Each line below must be set down exactly; omit any image you find.

■ ■ ■

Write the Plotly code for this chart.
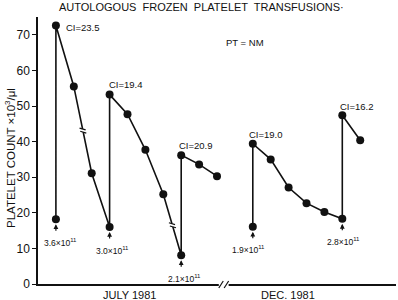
import plotly.graph_objects as go

# ---- data ----
july_day = [0, 0, 1, 2, 3, 3, 4, 5, 6, 7, 7, 8, 9]
july_count = [18.2, 72.6, 55.5, 31.1, 16.0, 53.2, 47.7, 37.7, 25.2, 8.1, 36.2, 33.6, 30.3]
dec_day = [11, 11, 12, 13, 14, 15, 16, 16, 17]
dec_count = [16.1, 39.4, 35.0, 27.1, 22.7, 20.2, 18.3, 47.4, 40.4]

ci_day = [0, 3, 7, 11, 16]
ci_count = [72.6, 53.2, 36.2, 39.4, 47.4]
ci_labels = ["CI=23.5", "CI=19.4", "CI=20.9", "CI=19.0", "CI=16.2"]

dose_day = [0, 3, 7, 11, 16]
dose_count = [18.2, 16.0, 8.1, 16.1, 18.3]
dose_labels = ["3.6×10<sup>11</sup>", "3.0×10<sup>11</sup>", "2.1×10<sup>11</sup>",
               "1.9×10<sup>11</sup>", "2.8×10<sup>11</sup>"]

month_labels = ["JULY 1981", "DEC. 1981"]
month_pos = [4.1, 12.95]
y_ticks = [0, 10, 20, 30, 40, 50, 60, 70]

XMIN, XMAX = -1, 19
INK = "#111111"
FONT = "Liberation Sans"
PLOT_H = 267

fig = go.Figure()
for xs, ys in [(july_day, july_count), (dec_day, dec_count)]:
    fig.add_trace(go.Scatter(x=xs, y=ys, mode="lines+markers",
                             line=dict(color=INK, width=1.6),
                             marker=dict(color=INK, size=8),
                             cliponaxis=False, hoverinfo="skip"))

ann = []
# CI labels
ci_shift = [(8, -2), (-3, 10), (-4, 10), (-6, 9), (-4, 9)]
for d, c, t, (xs, ys) in zip(ci_day, ci_count, ci_labels, ci_shift):
    ann.append(dict(x=d, y=c, text=t, showarrow=False, xanchor="left", yanchor="middle",
                    xshift=xs, yshift=ys, font=dict(size=9.5, color=INK, family=FONT)))
# dose arrows + labels
dose_xshift = [5, 3, 3.5, -4, 1.5]
for d, c, t, xs in zip(dose_day, dose_count, dose_labels, dose_xshift):
    ann.append(dict(x=d, y=c, ax=0, ay=13, text="", showarrow=True, arrowhead=2,
                    arrowsize=0.8, arrowwidth=1.2, arrowcolor=INK, standoff=5))
    ann.append(dict(x=d, y=c, text=t, showarrow=False, xshift=xs, yshift=-23,
                    yanchor="middle", font=dict(size=8.5, color=INK, family=FONT)))
# month labels
for p, t in zip(month_pos, month_labels):
    ann.append(dict(x=p, y=-11 / PLOT_H, xref="x", yref="paper", text=t, showarrow=False,
                    xanchor="center", yanchor="middle",
                    font=dict(size=11, color=INK, family=FONT)))
# title / notes
ann.append(dict(x=0.458, y=(284 - 7) / PLOT_H, xref="paper", yref="paper",
                xanchor="center", yanchor="middle",
                text="AUTOLOGOUS  FROZEN  PLATELET  TRANSFUSIONS·", showarrow=False,
                font=dict(size=11, color=INK, family=FONT)))
ann.append(dict(x=10.56, y=67.8, text="PT = NM", showarrow=False,
                font=dict(size=9.5, color=INK, family=FONT)))
ann.append(dict(x=-28 / 358, y=(284 - 158) / PLOT_H, xref="paper", yref="paper",
                xanchor="center", yanchor="middle",
                text="PLATELET COUNT ×10<sup>3</sup>/μl", textangle=-90, showarrow=False,
                font=dict(size=11.5, color=INK, family=FONT)))

def px(t):
    return (t - XMIN) / (XMAX - XMIN)

shapes = []
# break in x axis
shapes.append(dict(type="rect", xref="paper", yref="paper", x0=px(9.1), x1=px(9.65),
                   y0=-0.02, y1=0.01, fillcolor="white", line=dict(width=0), layer="above"))
for a in (9.1, 9.4):
    shapes.append(dict(type="line", xref="paper", yref="paper", x0=px(a), x1=px(a + 0.25),
                       y0=-4 / PLOT_H, y1=3 / PLOT_H, line=dict(color=INK, width=1.2),
                       layer="above"))
# break marks on data lines
for (tc, vc, slope) in [(1.51, 43.1, -24.4), (6.51, 16.5, -17.1)]:
    dv = 0.45
    dt = dv / abs(slope)
    shapes.append(dict(type="line", x0=tc - dt, x1=tc + dt, y0=vc + dv, y1=vc - dv,
                       line=dict(color="white", width=3), layer="above"))
    for s in (+1, -1):
        shapes.append(dict(type="line", x0=tc + s * -dt - 0.17, x1=tc + s * -dt + 0.17,
                           y0=vc + s * dv + 0.25, y1=vc + s * dv - 0.25,
                           line=dict(color=INK, width=1.2), layer="above"))

fig.update_layout(
    width=398, height=300,
    margin=dict(l=38, r=2, t=17, b=16),
    paper_bgcolor="white", plot_bgcolor="white",
    showlegend=False,
    annotations=ann, shapes=shapes,
    xaxis=dict(range=[XMIN, XMAX], showline=True, linecolor=INK, linewidth=1.5,
               showticklabels=False, ticks="", showgrid=False, zeroline=False),
    yaxis=dict(range=[0, 75], showline=True, linecolor=INK, linewidth=1.5,
               ticks="outside", ticklen=4, tickwidth=1.2, tickcolor=INK,
               tickvals=y_ticks, showgrid=False, zeroline=False,
               tickfont=dict(size=12, color=INK, family=FONT)),
)

fig.write_html("out.html")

■ ■ ■

_SOLUTION BELOW:_
Write the Plotly code for this chart.
import plotly.graph_objects as go

# ---- data ----
july_day = [0, 0, 1, 2, 3, 3, 4, 5, 6, 7, 7, 8, 9]
july_count = [18.2, 72.6, 55.5, 31.1, 16.0, 53.2, 47.7, 37.7, 25.2, 8.1, 36.2, 33.6, 30.3]
dec_day = [11, 11, 12, 13, 14, 15, 16, 16, 17]
dec_count = [16.1, 39.4, 35.0, 27.1, 22.7, 20.2, 18.3, 47.4, 40.4]

ci_day = [0, 3, 7, 11, 16]
ci_count = [72.6, 53.2, 36.2, 39.4, 47.4]
ci_labels = ["CI=23.5", "CI=19.4", "CI=20.9", "CI=19.0", "CI=16.2"]

dose_day = [0, 3, 7, 11, 16]
dose_count = [18.2, 16.0, 8.1, 16.1, 18.3]
dose_labels = ["3.6×10<sup>11</sup>", "3.0×10<sup>11</sup>", "2.1×10<sup>11</sup>",
               "1.9×10<sup>11</sup>", "2.8×10<sup>11</sup>"]

month_labels = ["JULY 1981", "DEC. 1981"]
month_pos = [4.1, 12.95]
y_ticks = [0, 10, 20, 30, 40, 50, 60, 70]

XMIN, XMAX = -1, 19
INK = "#111111"
FONT = "Liberation Sans"
PLOT_H = 267

fig = go.Figure()
for xs, ys in [(july_day, july_count), (dec_day, dec_count)]:
    fig.add_trace(go.Scatter(x=xs, y=ys, mode="lines+markers",
                             line=dict(color=INK, width=1.6),
                             marker=dict(color=INK, size=8),
                             cliponaxis=False, hoverinfo="skip"))

ann = []
# CI labels
ci_shift = [(8, -2), (-3, 10), (-4, 10), (-6, 9), (-4, 9)]
for d, c, t, (xs, ys) in zip(ci_day, ci_count, ci_labels, ci_shift):
    ann.append(dict(x=d, y=c, text=t, showarrow=False, xanchor="left", yanchor="middle",
                    xshift=xs, yshift=ys, font=dict(size=9.5, color=INK, family=FONT)))
# dose arrows + labels
dose_xshift = [5, 3, 3.5, -4, 1.5]
for d, c, t, xs in zip(dose_day, dose_count, dose_labels, dose_xshift):
    ann.append(dict(x=d, y=c, ax=0, ay=13, text="", showarrow=True, arrowhead=2,
                    arrowsize=0.8, arrowwidth=1.2, arrowcolor=INK, standoff=5))
    ann.append(dict(x=d, y=c, text=t, showarrow=False, xshift=xs, yshift=-23,
                    yanchor="middle", font=dict(size=8.5, color=INK, family=FONT)))
# month labels
for p, t in zip(month_pos, month_labels):
    ann.append(dict(x=p, y=-11 / PLOT_H, xref="x", yref="paper", text=t, showarrow=False,
                    xanchor="center", yanchor="middle",
                    font=dict(size=11, color=INK, family=FONT)))
# title / notes
ann.append(dict(x=0.458, y=(284 - 7) / PLOT_H, xref="paper", yref="paper",
                xanchor="center", yanchor="middle",
                text="AUTOLOGOUS  FROZEN  PLATELET  TRANSFUSIONS·", showarrow=False,
                font=dict(size=11, color=INK, family=FONT)))
ann.append(dict(x=10.56, y=67.8, text="PT = NM", showarrow=False,
                font=dict(size=9.5, color=INK, family=FONT)))
ann.append(dict(x=-28 / 358, y=(284 - 158) / PLOT_H, xref="paper", yref="paper",
                xanchor="center", yanchor="middle",
                text="PLATELET COUNT ×10<sup>3</sup>/μl", textangle=-90, showarrow=False,
                font=dict(size=11.5, color=INK, family=FONT)))

def px(t):
    return (t - XMIN) / (XMAX - XMIN)

shapes = []
# break in x axis
shapes.append(dict(type="rect", xref="paper", yref="paper", x0=px(9.1), x1=px(9.65),
                   y0=-0.02, y1=0.01, fillcolor="white", line=dict(width=0), layer="above"))
for a in (9.1, 9.4):
    shapes.append(dict(type="line", xref="paper", yref="paper", x0=px(a), x1=px(a + 0.25),
                       y0=-4 / PLOT_H, y1=3 / PLOT_H, line=dict(color=INK, width=1.2),
                       layer="above"))
# break marks on data lines
for (tc, vc, slope) in [(1.51, 43.1, -24.4), (6.51, 16.5, -17.1)]:
    dv = 0.45
    dt = dv / abs(slope)
    shapes.append(dict(type="line", x0=tc - dt, x1=tc + dt, y0=vc + dv, y1=vc - dv,
                       line=dict(color="white", width=3), layer="above"))
    for s in (+1, -1):
        shapes.append(dict(type="line", x0=tc + s * -dt - 0.17, x1=tc + s * -dt + 0.17,
                           y0=vc + s * dv + 0.25, y1=vc + s * dv - 0.25,
                           line=dict(color=INK, width=1.2), layer="above"))

fig.update_layout(
    width=398, height=300,
    margin=dict(l=38, r=2, t=17, b=16),
    paper_bgcolor="white", plot_bgcolor="white",
    showlegend=False,
    annotations=ann, shapes=shapes,
    xaxis=dict(range=[XMIN, XMAX], showline=True, linecolor=INK, linewidth=1.5,
               showticklabels=False, ticks="", showgrid=False, zeroline=False),
    yaxis=dict(range=[0, 75], showline=True, linecolor=INK, linewidth=1.5,
               ticks="outside", ticklen=4, tickwidth=1.2, tickcolor=INK,
               tickvals=y_ticks, showgrid=False, zeroline=False,
               tickfont=dict(size=12, color=INK, family=FONT)),
)

fig.write_html("out.html")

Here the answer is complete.